China has redesigned its education system since the reform and opening-up in the late 1970s. With four decades of efforts, great achievements have been made in terms of access to education and quality.

Developmental goals in quantitative terms have largely been achieved, including expanded access to pre-primary education, primary education and secondary education, as well as higher education.

From 1981 to 2016, universal access to primary and lower secondary education was achieved. The gross enrollment rate in pre-primary education increased from 12.62 percent to 77.4 percent, in upper secondary education from 39.56 percent to 87.5 percent, and higher education from 1.6 percent to 42.7 percent, all surpassing the average of medium and high income countries.

On the quality side, China became one of the top performers in international student assessment. Chinese universities began to earn more prominent places in world university ranking tables.

In 40 years, China has achieved what would have taken other countries 100 years. However, like many countries in the world, it is a formidable challenge to balance between efficiency and equity.

Building on the Chinese culture of valuing education, the government has tried various stakeholders to join the forces of education development. New strategies and approaches have been experimented to leverage resources to meet rising demand for education.

In the early 1980s, in the process of universalizing nine-year compulsory education, school finances were decentralized to local government, in particular, by allowing schools to charge tuition and miscellaneous fees to fill the funding gap. This accelerated the expansion of access to nine-year basic education, but enlarged the resource gap among various regions, areas and even schools.

In the early 21st century, when the country's financial reserves became much stronger, the central government committed to funding compulsory education with public budgets.

Primary and lower secondary education is provided to all school-aged children with no tuition or fees. Moreover, they're also provided with free textbooks, and subsidies to disadvantaged students through centrally earmarked funds.

Likewise, mass higher education went parallel with the development of a cost-sharing and student support system, consisting of scholarships, loans, work-study programs, means-tested grants, and tuition exemptions that assisted many disadvantaged students to enter into universities.

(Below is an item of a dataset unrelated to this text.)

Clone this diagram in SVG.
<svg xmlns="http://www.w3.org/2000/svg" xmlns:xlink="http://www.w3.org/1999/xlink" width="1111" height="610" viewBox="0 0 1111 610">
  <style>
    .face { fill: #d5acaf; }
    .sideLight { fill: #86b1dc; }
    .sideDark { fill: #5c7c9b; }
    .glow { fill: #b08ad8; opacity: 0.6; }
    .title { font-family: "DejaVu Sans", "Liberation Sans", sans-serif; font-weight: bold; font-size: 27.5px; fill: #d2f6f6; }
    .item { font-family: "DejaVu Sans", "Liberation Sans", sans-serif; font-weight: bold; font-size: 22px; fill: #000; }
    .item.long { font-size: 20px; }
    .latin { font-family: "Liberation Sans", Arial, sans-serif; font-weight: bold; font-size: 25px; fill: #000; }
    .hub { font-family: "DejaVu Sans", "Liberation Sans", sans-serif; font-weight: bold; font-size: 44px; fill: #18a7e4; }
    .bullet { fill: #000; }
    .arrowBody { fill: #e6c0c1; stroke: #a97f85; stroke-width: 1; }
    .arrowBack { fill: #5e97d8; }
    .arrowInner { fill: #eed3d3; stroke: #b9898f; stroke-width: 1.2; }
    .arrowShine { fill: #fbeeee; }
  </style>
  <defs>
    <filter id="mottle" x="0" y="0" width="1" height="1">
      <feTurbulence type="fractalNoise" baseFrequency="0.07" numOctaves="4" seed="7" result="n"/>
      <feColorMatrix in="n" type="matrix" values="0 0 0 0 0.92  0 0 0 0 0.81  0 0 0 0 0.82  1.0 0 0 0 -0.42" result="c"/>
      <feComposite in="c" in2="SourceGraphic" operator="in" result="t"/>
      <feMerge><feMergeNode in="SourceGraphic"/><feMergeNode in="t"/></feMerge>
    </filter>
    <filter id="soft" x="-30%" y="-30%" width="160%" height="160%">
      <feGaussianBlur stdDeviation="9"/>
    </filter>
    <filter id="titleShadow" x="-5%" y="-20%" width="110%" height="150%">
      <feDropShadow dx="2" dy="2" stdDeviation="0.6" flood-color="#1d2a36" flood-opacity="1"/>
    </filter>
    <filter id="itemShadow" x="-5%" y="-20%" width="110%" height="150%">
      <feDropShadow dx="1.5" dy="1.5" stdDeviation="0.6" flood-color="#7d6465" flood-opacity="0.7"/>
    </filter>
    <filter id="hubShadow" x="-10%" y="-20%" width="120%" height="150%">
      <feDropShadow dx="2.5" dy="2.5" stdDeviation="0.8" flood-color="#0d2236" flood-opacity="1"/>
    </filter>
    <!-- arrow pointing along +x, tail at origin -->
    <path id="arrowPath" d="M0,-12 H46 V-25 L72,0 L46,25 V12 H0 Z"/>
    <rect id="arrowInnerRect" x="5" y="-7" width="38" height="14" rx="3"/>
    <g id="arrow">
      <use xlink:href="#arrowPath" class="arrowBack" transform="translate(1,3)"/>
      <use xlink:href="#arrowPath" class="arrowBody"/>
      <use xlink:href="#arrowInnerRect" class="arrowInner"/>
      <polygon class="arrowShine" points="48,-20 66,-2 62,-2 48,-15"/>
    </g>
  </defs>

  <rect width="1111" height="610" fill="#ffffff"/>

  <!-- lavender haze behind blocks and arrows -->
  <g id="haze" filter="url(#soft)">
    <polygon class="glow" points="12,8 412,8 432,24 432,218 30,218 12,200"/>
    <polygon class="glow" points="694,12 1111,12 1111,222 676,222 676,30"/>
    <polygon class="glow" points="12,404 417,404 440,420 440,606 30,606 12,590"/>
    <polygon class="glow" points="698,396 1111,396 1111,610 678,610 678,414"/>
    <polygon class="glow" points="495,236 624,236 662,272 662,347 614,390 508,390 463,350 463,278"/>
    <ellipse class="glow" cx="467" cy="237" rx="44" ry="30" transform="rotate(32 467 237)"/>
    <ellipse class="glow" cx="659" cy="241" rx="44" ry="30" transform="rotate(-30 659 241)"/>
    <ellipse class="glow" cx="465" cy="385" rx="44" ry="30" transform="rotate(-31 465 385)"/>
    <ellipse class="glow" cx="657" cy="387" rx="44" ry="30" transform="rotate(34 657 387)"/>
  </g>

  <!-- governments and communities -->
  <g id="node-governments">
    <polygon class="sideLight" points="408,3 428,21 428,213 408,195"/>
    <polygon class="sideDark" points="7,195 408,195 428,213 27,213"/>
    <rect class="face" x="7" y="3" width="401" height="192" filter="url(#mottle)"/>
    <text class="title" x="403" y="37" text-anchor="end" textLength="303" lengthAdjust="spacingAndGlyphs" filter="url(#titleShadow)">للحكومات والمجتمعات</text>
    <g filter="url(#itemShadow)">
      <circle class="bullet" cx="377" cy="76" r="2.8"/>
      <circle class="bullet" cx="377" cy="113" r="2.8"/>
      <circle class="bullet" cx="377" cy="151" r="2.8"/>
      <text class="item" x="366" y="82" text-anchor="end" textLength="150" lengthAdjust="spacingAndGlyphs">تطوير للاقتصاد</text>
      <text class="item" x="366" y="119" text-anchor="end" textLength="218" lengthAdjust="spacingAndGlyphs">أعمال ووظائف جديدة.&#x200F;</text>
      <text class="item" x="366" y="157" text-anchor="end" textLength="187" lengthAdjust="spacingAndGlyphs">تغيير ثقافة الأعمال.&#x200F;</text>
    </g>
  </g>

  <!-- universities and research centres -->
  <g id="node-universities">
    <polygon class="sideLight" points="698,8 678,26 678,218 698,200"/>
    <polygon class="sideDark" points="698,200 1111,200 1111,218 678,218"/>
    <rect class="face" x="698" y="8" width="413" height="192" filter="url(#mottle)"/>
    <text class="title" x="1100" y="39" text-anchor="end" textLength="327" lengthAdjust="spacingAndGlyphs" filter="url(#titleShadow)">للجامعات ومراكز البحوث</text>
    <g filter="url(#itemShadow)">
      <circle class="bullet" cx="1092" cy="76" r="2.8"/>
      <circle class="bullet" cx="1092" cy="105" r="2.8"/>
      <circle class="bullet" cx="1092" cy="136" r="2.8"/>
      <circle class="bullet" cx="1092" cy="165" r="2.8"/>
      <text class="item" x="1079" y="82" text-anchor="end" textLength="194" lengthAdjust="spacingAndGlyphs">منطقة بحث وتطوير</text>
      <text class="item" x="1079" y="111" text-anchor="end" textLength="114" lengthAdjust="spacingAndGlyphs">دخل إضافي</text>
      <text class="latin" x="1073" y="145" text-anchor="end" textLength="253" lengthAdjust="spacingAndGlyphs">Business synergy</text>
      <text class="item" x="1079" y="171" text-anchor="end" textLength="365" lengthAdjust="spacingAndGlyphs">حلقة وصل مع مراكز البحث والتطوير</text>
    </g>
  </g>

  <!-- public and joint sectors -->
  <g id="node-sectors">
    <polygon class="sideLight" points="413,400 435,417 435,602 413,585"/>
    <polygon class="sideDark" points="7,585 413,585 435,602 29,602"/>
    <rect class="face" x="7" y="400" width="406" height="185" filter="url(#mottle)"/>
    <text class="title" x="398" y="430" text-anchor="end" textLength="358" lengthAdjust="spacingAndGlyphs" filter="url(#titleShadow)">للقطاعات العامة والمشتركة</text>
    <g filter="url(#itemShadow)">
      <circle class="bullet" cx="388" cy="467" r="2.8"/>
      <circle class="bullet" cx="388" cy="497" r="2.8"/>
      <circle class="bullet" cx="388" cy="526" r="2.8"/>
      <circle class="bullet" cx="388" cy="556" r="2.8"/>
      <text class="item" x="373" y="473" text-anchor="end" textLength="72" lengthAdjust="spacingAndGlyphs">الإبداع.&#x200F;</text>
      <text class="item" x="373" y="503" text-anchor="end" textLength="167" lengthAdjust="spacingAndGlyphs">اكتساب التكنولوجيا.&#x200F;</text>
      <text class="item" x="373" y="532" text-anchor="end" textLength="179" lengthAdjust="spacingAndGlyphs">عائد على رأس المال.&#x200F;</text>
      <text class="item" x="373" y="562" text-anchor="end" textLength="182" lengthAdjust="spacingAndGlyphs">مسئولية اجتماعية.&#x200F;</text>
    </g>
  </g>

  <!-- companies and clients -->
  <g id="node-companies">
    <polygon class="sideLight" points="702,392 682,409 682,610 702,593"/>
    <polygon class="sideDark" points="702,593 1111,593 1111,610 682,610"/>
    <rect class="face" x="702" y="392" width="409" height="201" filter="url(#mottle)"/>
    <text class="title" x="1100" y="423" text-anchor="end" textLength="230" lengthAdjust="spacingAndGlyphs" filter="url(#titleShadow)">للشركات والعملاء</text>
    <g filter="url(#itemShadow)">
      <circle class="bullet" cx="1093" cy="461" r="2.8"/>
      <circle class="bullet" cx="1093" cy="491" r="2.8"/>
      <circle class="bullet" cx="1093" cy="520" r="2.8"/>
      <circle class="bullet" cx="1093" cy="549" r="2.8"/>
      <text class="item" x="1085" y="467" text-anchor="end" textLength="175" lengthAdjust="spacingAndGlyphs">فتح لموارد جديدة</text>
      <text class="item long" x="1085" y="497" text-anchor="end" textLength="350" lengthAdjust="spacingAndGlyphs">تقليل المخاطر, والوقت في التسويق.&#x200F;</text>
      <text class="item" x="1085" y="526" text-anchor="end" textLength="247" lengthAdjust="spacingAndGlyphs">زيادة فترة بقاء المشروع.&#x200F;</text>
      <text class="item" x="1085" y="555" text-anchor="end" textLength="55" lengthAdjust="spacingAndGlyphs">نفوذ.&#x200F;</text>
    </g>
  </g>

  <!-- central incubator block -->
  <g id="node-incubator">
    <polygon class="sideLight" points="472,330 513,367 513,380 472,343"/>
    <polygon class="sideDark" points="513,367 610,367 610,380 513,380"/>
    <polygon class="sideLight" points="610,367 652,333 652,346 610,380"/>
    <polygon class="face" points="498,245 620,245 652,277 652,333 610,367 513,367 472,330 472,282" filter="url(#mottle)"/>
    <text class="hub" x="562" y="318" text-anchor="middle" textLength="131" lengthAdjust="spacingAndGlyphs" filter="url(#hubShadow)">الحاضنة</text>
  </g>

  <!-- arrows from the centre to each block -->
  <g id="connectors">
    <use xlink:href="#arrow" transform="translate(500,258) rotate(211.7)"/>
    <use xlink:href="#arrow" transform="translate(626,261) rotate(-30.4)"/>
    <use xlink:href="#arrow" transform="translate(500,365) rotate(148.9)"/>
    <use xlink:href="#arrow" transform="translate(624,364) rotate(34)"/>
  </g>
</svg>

Furthermore, the government recently developed special schemes at the national, local and institutional (college) level to admit students from rural and poverty-stricken areas into universities and colleges.

To narrow rural-urban, inter-regional and inter-school gap, the central government has allocated earmarked funds for rural areas, central and western regions as well as less-privileged schools.  

The fiscal education expenditure increased from 13.49 billion yuan in 1980 to 3.14 trillion yuan in 2016, and public expenditure on educational institutions as a percentage of GDP has increased from 2.94 percent in 1980 to 4.22 percent in 2016.

These interventions work together with other reforms to achieve the goal of equity, such as prioritizing the Gaokao and university admissions schemes for disadvantaged areas and disadvantaged students.

In addition to supporting hard-to-reach or disadvantaged students with more financial support and increasing the quota of university admission for students in remote and poverty-stricken areas, more efforts will be made to facilitate mobility of teachers and principals among different types of schools as well as sharing resources among different areas and schools by means of information technology.

It is not easy to fulfill the aim of educational equality. In particular, it takes time to address the inequalities both within provinces and across provinces and to balance between unity and diversity.

In spite of many challenges ahead, more progress will be made with an innovative approach that will continue to emerge in the education system, similar to other sectors.